Cohort expression JSON exported from Parthenon (without genomic/imaging extensions) can be imported directly into OHDSI Atlas, and vice versa. This makes Parthenon fully interoperable with the broader OHDSI ecosystem.
SQL Generation
When you generate a cohort, Parthenon compiles the CIRCE JSON into executable SQL parameterized for your target CDM schema.
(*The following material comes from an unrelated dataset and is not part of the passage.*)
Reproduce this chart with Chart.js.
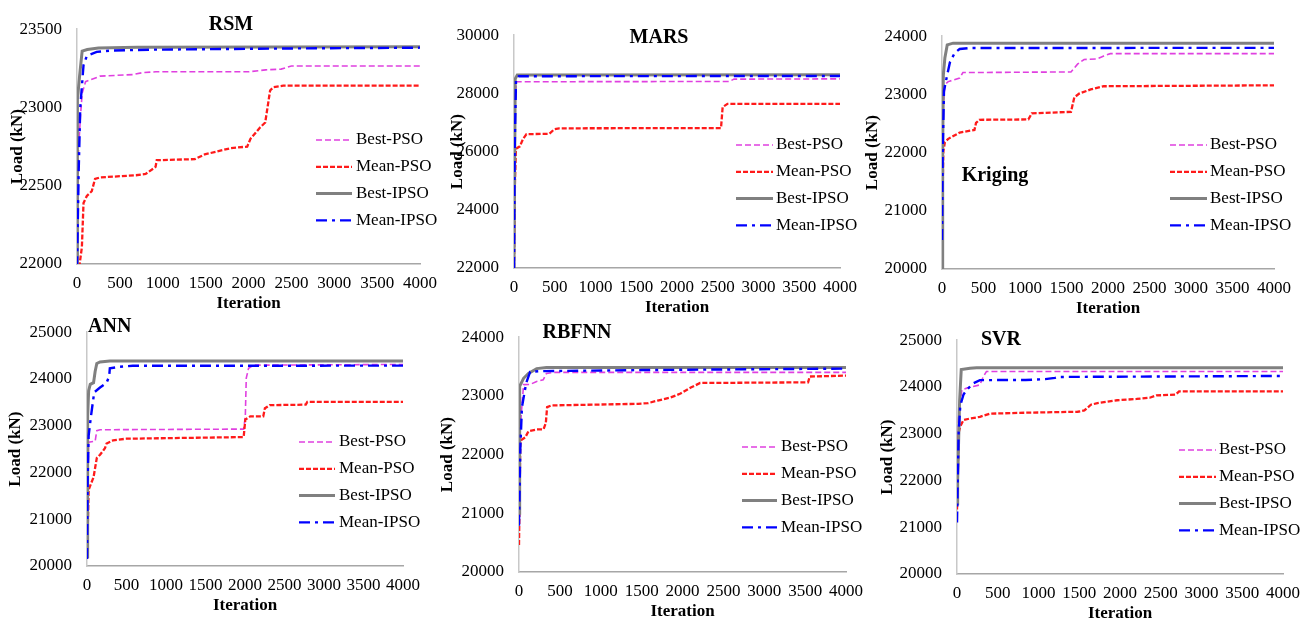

The generated SQL:
- Creates a temporary table of all qualifying index events from the primary criteria domain
- Applies the observation window filter to ensure sufficient lookback/follow-up
- Applies each inclusion rule sequentially, recording the count surviving each rule (for the attrition report)
- Applies the end strategy to compute
cohort_end_date - Applies the qualified and expression limits
- Applies collapse settings to merge adjacent eras
- Inserts final rows into the
{results_schema}.cohorttable
The SQL generation is deterministic --- the same expression JSON always produces the same SQL, ensuring reproducibility across executions and data refreshes.
For the complete JSON schema reference, see Appendix C --- CIRCE JSON Schema.